Solace, that's interesting; we use big drums painted black and filled with water to stabilize the temperature in our outside greenhouse too, but I'm not sure that they really make a difference. And ours, too, is rather drafty to heat, but we do run a small heater at night near the flats if it's going to go below freezing outside. I like to put my plants out there as soon as they get their first true leaves so they don't get spindly looking for the light. We don't have anything out there yet; everything is still either in the house or on the closed-in porch.
Those peas in pots are doing so well that I planted two more pots. Used up the leftover Sugar Lace II seeds that I had. So I had four pots of Sugar Lace II and four pots of Snow peas. Now I will have six pots of Sugar Lace II.
I always have good luck planting peas in pots, I planted them in pots last spring. None in ground. Then last fall I planted them in pots again but did put some in ground. This fall I will be planing peas in pots also.
I watered all my peas including the inground ones.
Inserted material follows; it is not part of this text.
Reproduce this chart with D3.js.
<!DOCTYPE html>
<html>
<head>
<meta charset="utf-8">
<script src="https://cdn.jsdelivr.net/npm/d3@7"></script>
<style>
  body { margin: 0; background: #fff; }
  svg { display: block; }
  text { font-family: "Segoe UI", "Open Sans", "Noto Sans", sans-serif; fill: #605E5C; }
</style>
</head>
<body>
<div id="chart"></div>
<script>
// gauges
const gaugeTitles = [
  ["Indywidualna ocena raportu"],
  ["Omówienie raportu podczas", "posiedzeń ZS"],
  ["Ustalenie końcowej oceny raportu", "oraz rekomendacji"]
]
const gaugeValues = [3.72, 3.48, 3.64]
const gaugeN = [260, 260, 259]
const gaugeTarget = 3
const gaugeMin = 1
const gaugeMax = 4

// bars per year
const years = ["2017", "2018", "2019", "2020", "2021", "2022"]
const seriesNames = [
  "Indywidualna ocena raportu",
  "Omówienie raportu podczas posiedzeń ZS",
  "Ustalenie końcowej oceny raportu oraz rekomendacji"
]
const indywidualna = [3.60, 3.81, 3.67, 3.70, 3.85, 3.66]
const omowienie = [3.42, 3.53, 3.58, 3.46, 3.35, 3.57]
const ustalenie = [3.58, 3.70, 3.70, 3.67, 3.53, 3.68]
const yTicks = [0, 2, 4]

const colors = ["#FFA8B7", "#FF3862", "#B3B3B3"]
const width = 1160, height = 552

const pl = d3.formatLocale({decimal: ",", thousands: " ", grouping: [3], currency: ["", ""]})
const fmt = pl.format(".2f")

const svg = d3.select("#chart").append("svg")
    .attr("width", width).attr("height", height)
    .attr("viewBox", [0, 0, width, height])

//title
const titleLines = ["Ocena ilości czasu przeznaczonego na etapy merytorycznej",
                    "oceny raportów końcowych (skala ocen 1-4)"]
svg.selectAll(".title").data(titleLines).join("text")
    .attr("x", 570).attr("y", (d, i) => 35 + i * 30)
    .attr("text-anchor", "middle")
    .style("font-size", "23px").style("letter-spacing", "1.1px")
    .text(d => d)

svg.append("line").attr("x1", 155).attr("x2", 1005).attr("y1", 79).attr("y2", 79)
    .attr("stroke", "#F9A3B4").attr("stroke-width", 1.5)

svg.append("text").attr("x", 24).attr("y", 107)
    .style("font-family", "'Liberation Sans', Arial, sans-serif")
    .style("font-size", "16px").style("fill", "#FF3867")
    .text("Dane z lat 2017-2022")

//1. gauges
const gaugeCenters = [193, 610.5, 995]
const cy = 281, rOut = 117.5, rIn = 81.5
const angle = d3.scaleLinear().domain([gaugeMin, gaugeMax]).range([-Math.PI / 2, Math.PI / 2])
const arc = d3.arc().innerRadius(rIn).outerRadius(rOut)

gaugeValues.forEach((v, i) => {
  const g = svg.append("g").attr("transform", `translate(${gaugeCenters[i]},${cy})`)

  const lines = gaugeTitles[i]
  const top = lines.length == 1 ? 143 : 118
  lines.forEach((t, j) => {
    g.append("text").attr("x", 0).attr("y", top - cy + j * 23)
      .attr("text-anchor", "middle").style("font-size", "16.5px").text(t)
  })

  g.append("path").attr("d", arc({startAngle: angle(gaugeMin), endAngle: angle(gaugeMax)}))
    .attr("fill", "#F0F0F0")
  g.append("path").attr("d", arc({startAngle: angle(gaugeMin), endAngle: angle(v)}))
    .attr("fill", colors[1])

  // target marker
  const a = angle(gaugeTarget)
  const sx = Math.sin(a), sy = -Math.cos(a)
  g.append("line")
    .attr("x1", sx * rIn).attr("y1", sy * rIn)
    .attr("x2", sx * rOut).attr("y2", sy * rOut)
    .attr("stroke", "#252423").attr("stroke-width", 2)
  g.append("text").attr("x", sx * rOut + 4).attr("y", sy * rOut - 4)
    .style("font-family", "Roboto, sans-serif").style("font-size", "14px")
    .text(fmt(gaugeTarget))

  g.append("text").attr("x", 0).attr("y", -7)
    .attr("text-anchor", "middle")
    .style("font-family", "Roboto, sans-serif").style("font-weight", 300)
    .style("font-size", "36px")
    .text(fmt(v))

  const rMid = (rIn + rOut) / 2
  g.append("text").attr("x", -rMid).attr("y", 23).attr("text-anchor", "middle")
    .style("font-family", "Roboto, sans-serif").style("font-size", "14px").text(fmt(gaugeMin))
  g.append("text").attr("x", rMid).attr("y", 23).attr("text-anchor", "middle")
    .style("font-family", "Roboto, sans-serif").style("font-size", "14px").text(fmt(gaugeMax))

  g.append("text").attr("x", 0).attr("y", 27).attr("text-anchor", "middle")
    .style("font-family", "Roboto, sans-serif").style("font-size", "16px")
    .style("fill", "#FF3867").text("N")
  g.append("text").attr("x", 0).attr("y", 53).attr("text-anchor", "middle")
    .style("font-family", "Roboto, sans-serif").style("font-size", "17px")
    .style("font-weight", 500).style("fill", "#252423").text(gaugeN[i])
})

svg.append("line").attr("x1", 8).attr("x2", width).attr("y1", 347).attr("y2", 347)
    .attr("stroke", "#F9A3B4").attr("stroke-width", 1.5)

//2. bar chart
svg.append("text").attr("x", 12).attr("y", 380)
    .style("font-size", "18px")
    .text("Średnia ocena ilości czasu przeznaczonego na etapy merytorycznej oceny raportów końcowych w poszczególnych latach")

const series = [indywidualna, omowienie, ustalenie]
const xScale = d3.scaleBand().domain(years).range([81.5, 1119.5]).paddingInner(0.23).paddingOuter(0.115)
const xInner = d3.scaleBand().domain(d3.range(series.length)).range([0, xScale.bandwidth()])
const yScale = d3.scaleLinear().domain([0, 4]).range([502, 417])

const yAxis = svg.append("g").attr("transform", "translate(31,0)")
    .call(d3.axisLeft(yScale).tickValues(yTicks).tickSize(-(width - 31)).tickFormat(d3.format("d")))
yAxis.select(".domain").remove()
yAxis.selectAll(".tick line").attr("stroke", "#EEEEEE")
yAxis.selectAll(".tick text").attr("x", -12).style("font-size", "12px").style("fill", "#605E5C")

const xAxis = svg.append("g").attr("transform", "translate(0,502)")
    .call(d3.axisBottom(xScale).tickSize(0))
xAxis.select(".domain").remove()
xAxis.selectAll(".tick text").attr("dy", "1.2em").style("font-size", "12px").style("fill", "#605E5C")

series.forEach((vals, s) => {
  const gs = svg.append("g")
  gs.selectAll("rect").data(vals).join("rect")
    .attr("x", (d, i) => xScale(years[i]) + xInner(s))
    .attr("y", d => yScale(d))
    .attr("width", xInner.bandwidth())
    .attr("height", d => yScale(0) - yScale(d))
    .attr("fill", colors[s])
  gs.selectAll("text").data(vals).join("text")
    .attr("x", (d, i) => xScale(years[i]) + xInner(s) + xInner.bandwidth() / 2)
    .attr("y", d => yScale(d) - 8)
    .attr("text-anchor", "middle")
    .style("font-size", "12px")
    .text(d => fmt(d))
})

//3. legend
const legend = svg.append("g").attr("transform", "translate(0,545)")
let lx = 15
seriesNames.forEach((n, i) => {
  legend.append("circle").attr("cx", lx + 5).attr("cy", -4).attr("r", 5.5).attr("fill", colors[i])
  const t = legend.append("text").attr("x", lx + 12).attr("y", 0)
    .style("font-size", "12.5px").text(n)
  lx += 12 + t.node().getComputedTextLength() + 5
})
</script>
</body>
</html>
Those early inground ones (Super Sugar Snap) I planted March 21 and I don't see anything sprouting yet. But the pots I planted March 29 and March 30. So they sprouted quickly.
How does the saying go Hope spring eternal and so it is with gardeners I never have much luck with growing sugar snaps but I keep on trying ..Today I transplanted all of my cascadia snap peas it was a case of now or never they were root bound pretty bad ,I checked on them just before dark and they were not even droopy GRITS
This week I have set out the Candy onions, planted Super Sugar Snap Peas, set out spinach and a couple lettuce plants, and my son planted Fife red wheat and a bit of barley and spelt in a bed...40 x 7 feet. The barley and spelt are for juicing.